Bir diğer etken de kur artışının görece yavaş seyretmesi. Dolar son bir buçuk yılda yüzde 34 artınca ve diğer yandan iç borç rekor kıra kıra yükselince dış borcun toplamdaki payı geriledi. Yoksa dış borçta reel olarak bir azalma yok, yalnızca payda bir gerileme söz konusu.
2003’ÜN YÜZDE 15’İ YANILTMASIN
İç borcun bu haziran itibarıyla yüzde 11’i döviz cinsinden. Bu oran 2020, 21, 22 ve 23 yıllarında daha yüksekti.
Söz konusu oran 2003 yılında rekor düzeye çıkmıştı. Ama 2003’teki bu oranı farklı şekilde değerlendirmek gerek.
Türkiye 2001 krizini yaşamış, bankaların çoğu gitti gidecek ve Hazine döviz cinsinden kağıt vermek suretiyle sistemin tümden yıkılmasını önlemeye çalışıyor. Dolayısıyla o dönem verilen kağıtların etkisiyle de döviz cinsi iç borcun oranı yüzde 15’i buldu. Zaten 2001 krizi sürecinde bankaların düzene sokulması sayesindedir ki daha sonraki muhtemel sarsıntılar kazasız belasız atlatıldı.
BİR ARA SIFIRA İNDİRİLDİ
Bir dönem döviz cinsi iç borç hiç kalmadı. 2012-2017 döneminde, hatta bu döneme 2011 ve 2018 yılları da katılabilir, döviz cinsi iç borç oranı sıfıra inmişti.

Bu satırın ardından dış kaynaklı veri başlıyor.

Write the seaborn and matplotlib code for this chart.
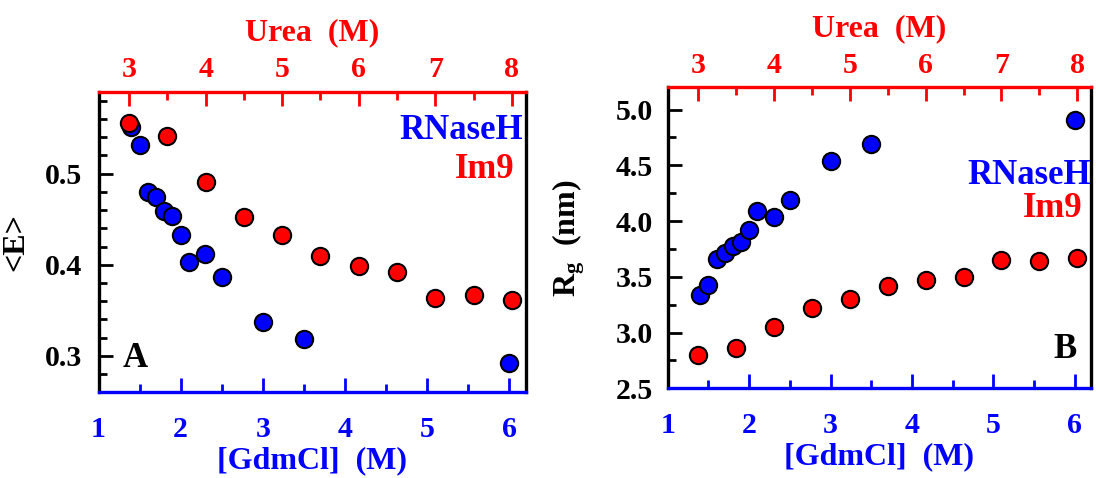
import matplotlib
matplotlib.use("Agg")
import matplotlib.pyplot as plt
from matplotlib.ticker import MultipleLocator
import seaborn as sns

# RNaseH vs [GdmCl] (bottom axis)
gdm_rnaseh = [1.4, 1.5, 1.6, 1.7, 1.8, 1.9, 2.0, 2.1, 2.3, 2.5, 3.0, 3.5, 6.0]
E_rnaseh = [0.551, 0.531, 0.480, 0.474, 0.459, 0.453, 0.433, 0.403, 0.412, 0.387, 0.337, 0.318, 0.292]
Rg_rnaseh = [3.34, 3.43, 3.66, 3.71, 3.78, 3.81, 3.92, 4.09, 4.04, 4.19, 4.54, 4.695, 4.91]

# Im9 vs Urea (top axis)
urea_im9 = [3.0, 3.5, 4.0, 4.5, 5.0, 5.5, 6.0, 6.5, 7.0, 7.5, 8.0]
E_im9 = [0.556, 0.541, 0.491, 0.452, 0.433, 0.410, 0.399, 0.392, 0.364, 0.367, 0.361]
Rg_im9 = [2.80, 2.86, 3.05, 3.22, 3.30, 3.42, 3.47, 3.50, 3.65, 3.64, 3.67]

gdm_ticks = [1, 2, 3, 4, 5, 6]
urea_ticks = [3, 4, 5, 6, 7, 8]

sns.set_style("ticks")
plt.rcParams['font.family'] = ['Liberation Serif', 'DejaVu Serif']
plt.rcParams['font.weight'] = 'bold'
plt.rcParams['axes.labelweight'] = 'bold'
plt.rcParams['mathtext.fontset'] = 'custom'
plt.rcParams['mathtext.rm'] = 'Liberation Serif:bold'
plt.rcParams['mathtext.bf'] = 'Liberation Serif:bold'
plt.rcParams['mathtext.it'] = 'Liberation Serif:bold:italic'

BLUE = (0, 0, 1)
RED = (1, 0, 0)
TICK_FS = 21.5
LABEL_FS = 23
TEXT_FS = 25
SPINE_W = 2.4

fig = plt.figure(figsize=(10.96, 4.78), dpi=100)


def panel(rect, y_rnase, y_im9, ylim, yticks, yminor, ylabel, ylab_x, letter, letter_xy, letter_ha,
          rnase_xy, im9_xy, ypad):
    ax = fig.add_axes(rect)
    sns.scatterplot(x=gdm_rnaseh, y=y_rnase, ax=ax, color=BLUE, s=155,
                    edgecolor='black', linewidth=1.5, zorder=3)
    ax.set_xlim(1, 6.2)
    ax.set_ylim(*ylim)
    ax.set_xticks(gdm_ticks)
    ax.xaxis.set_minor_locator(MultipleLocator(0.5))
    ax.set_yticks(yticks)
    ax.yaxis.set_minor_locator(MultipleLocator(yminor))

    ax.tick_params(axis='x', which='both', direction='in', colors=BLUE, width=2,
                   top=False, bottom=True, labelsize=TICK_FS, pad=17)
    ax.tick_params(axis='y', which='both', direction='in', colors='black', width=2,
                   left=True, right=False, labelsize=TICK_FS, pad=ypad)
    ax.tick_params(which='major', length=10)
    ax.tick_params(which='minor', length=6)

    for s in ['left', 'right', 'bottom']:
        ax.spines[s].set_linewidth(SPINE_W)
    ax.spines['top'].set_visible(False)
    ax.spines['bottom'].set_color(BLUE)
    ax.spines['left'].set_color('black')
    ax.spines['right'].set_color('black')

    ax.set_xlabel('[GdmCl]  (M)', color=BLUE, fontsize=LABEL_FS)
    ax.xaxis.set_label_coords(0.5, -0.18)
    ax.set_ylabel(ylabel, color='black', fontsize=LABEL_FS)
    ax.yaxis.set_label_coords(ylab_x, 0.5)

    # top axis: urea
    axt = ax.twiny()
    sns.scatterplot(x=urea_im9, y=y_im9, ax=axt, color=RED, s=155,
                    edgecolor='black', linewidth=1.5, zorder=3)
    axt.set_xlim(2.6, 8.18)
    axt.set_ylim(*ylim)
    axt.set_xticks(urea_ticks)
    axt.xaxis.set_minor_locator(MultipleLocator(0.5))
    axt.tick_params(axis='x', which='both', direction='in', colors=RED, width=2,
                    top=True, bottom=False, labelsize=TICK_FS, pad=6)
    axt.tick_params(which='major', length=10)
    axt.tick_params(which='minor', length=6)
    for s in ['left', 'right', 'bottom']:
        axt.spines[s].set_visible(False)
    axt.spines['top'].set_color(RED)
    axt.spines['top'].set_linewidth(SPINE_W)
    axt.set_xlabel('Urea  (M)', color=RED, fontsize=LABEL_FS)
    axt.xaxis.set_label_coords(0.5, 1.17)
    axt.set_ylabel('')

    axt.text(*rnase_xy, 'RNaseH', color=BLUE, fontsize=TEXT_FS, ha='right', va='baseline',
             transform=ax.transAxes)
    axt.text(*im9_xy, 'Im9', color=RED, fontsize=TEXT_FS, ha='right', va='baseline',
             transform=ax.transAxes)
    axt.text(*letter_xy, letter, color='black', fontsize=TEXT_FS, ha=letter_ha, va='baseline',
             transform=ax.transAxes)
    return ax


panel([98.5 / 1096, (478 - 392.3) / 478, 427.1 / 1096, 300.6 / 478],
      E_rnaseh, E_im9, (0.26, 0.59), [0.3, 0.4, 0.5], 0.02, '<E>', -0.16,
      'A', (0.057, 0.085), 'left', (0.994, 0.842), (0.973, 0.712), 11.5)

panel([667.7 / 1096, (478 - 388.3) / 478, 423.3 / 1096, 301 / 478],
      Rg_rnaseh, Rg_im9, (2.5, 5.2), [2.5, 3.0, 3.5, 4.0, 4.5, 5.0], 0.25,
      r'$\mathbf{R_g}$  (nm)', -0.19,
      'B', (0.966, 0.10), 'right', (1.001, 0.678), (0.980, 0.570), 10.6)

fig.savefig('out.png', dpi=100)
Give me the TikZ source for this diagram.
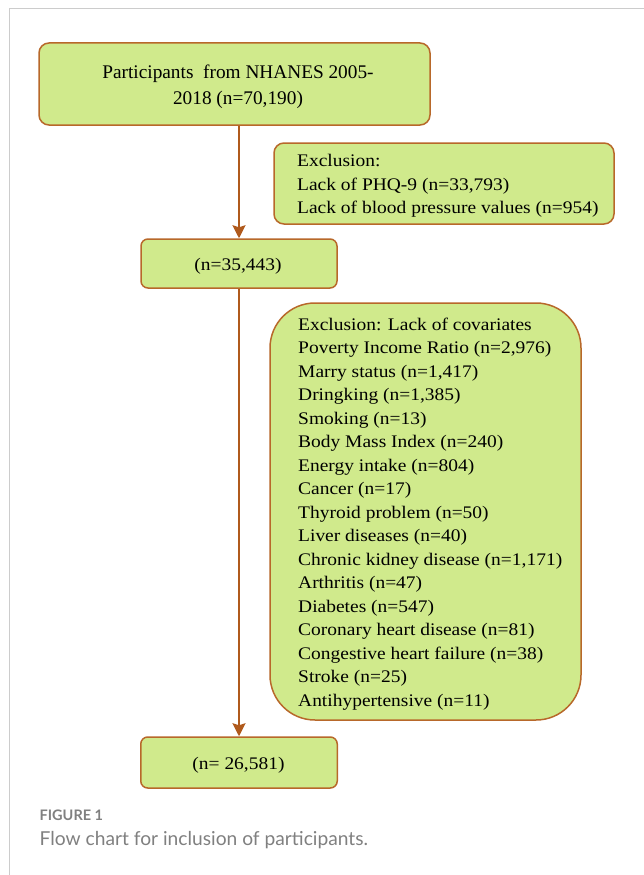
\documentclass[tikz,border=0pt]{standalone}
\usepackage{fontspec}
\setmainfont{Liberation Serif}
\newfontfamily\exfont[FakeStretch=1.1]{Liberation Serif}
\newfontfamily\capfont{Lato}
\usetikzlibrary{arrows.meta}
\definecolor{boxfill}{HTML}{D0EA8C}
\definecolor{boxline}{HTML}{B8682A}
\definecolor{arrcol}{HTML}{B05A1C}
\definecolor{framegray}{HTML}{CCCCCC}
\definecolor{capgray}{HTML}{808080}
\begin{document}
\begin{tikzpicture}[x=1pt,y=-1pt,
  box/.style={draw=boxline, fill=boxfill, line width=1.5pt, rounded corners=10pt, inner sep=0pt},
  bigbox/.style={box, rounded corners=45pt},
  txt/.style={inner sep=0pt, text=black},
  toptxt/.style={txt, anchor=base, font=\fontsize{19.3}{26}\selectfont},
  extxt/.style={txt, anchor=base west, font=\exfont\fontsize{17.7}{23.5}\selectfont},
  ntxt/.style={txt, anchor=base, font=\exfont\fontsize{17.7}{23.5}\selectfont},
  arr/.style={draw=arrcol, line width=2pt, -{Stealth[width=13pt,length=13pt,inset=2pt]}},
]
\useasboundingbox (0,0) rectangle (644,875);
\fill[white] (0,0) rectangle (644,875);
\draw[framegray, line width=1pt] (9,875) -- (9,9) -- (644,9);

% boxes
\node[box, minimum width=391pt, minimum height=82pt] (top) at (234.5,84) {};
\node[box, minimum width=340pt, minimum height=81pt] (ex1) at (444,183.5) {};
\node[box, rounded corners=7pt, minimum width=196pt, minimum height=49pt] (n1) at (239,263.5) {};
\node[bigbox, minimum width=311pt, minimum height=417pt] (ex2) at (425.5,511.5) {};
\node[box, rounded corners=7pt, minimum width=196.5pt, minimum height=51pt] (n2) at (239,762.5) {};

% arrows
\draw[arr] (n1.north |- top.south) -- (n1.north);
\draw[arr] (n2.north |- n1.south) -- (n2.north);

% texts
\node[toptxt] (topl1) at (238,78.3) {Participants\ \ from NHANES 2005-};
\node[toptxt] (topl2) at (238,104) {2018 (n=70,190)};

\node[extxt] (ex1l1) at (297,166.5) {Exclusion:};
\node[extxt] (ex1l2) at (297,190) {Lack of PHQ-9 (n=33,793)};
\node[extxt] (ex1l3) at (297,213.5) {Lack of blood pressure values (n=954)};

\node[ntxt] (n1t) at (238,270) {(n=35,443)};

\foreach \t [count=\i] in {{Exclusion: Lack of covariates},
  {Poverty Income Ratio (n=2,976)},
  {Marry status (n=1,417)},
  {Dringking (n=1,385)},
  {Smoking (n=13)},
  {Body Mass Index (n=240)},
  {Energy intake (n=804)},
  {Cancer (n=17)},
  {Thyroid problem (n=50)},
  {Liver diseases (n=40)},
  {Chronic kidney disease (n=1,171)},
  {Arthritis (n=47)},
  {Diabetes (n=547)},
  {Coronary heart disease (n=81)},
  {Congestive heart failure (n=38)},
  {Stroke (n=25)},
  {Antihypertensive (n=11)}}
  \node[extxt] (ex2l\i) at (298,{330+23.5*(\i-1)}) {\t};

\node[ntxt] (n2t) at (238.5,769) {(n= 26,581)};

% caption
\node[anchor=base west, inner sep=0pt, text=capgray, font=\capfont\bfseries\fontsize{14.5}{14.5}\selectfont] (figlabel) at (39.5,820.7) {FIGURE 1};
\node[anchor=base west, inner sep=0pt, text=capgray, font=\capfont\fontsize{19.2}{19.2}\selectfont] (figcap) at (39.5,845) {Flow chart for inclusion of participants.};
\end{tikzpicture}
\end{document}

Sonra yeniden döviz cinsi iç borç alınmak durumunda kalındı ve son veri bu yılın haziran sonunu gösteriyor; her 100 liralık iç borcun 11 lirası döviz cinsinden.
1 LİRA=155 MİLYAR LİRA!
Hazine’nin dış borcu ile döviz cinsinden iç borcunun toplamı 154,6 milyar dolar.
Bu tutarın anlamı çok basit:
“Dolar kurundaki her 1 liralık, yalnızca 1 liralık artış, Hazine’nin iç ve dış borç yükünde 154,6 milyar liralık artış demek.”
Sizce de kur artışından en çok korkması, endişe duyması gereken kurum Hazine değil mi?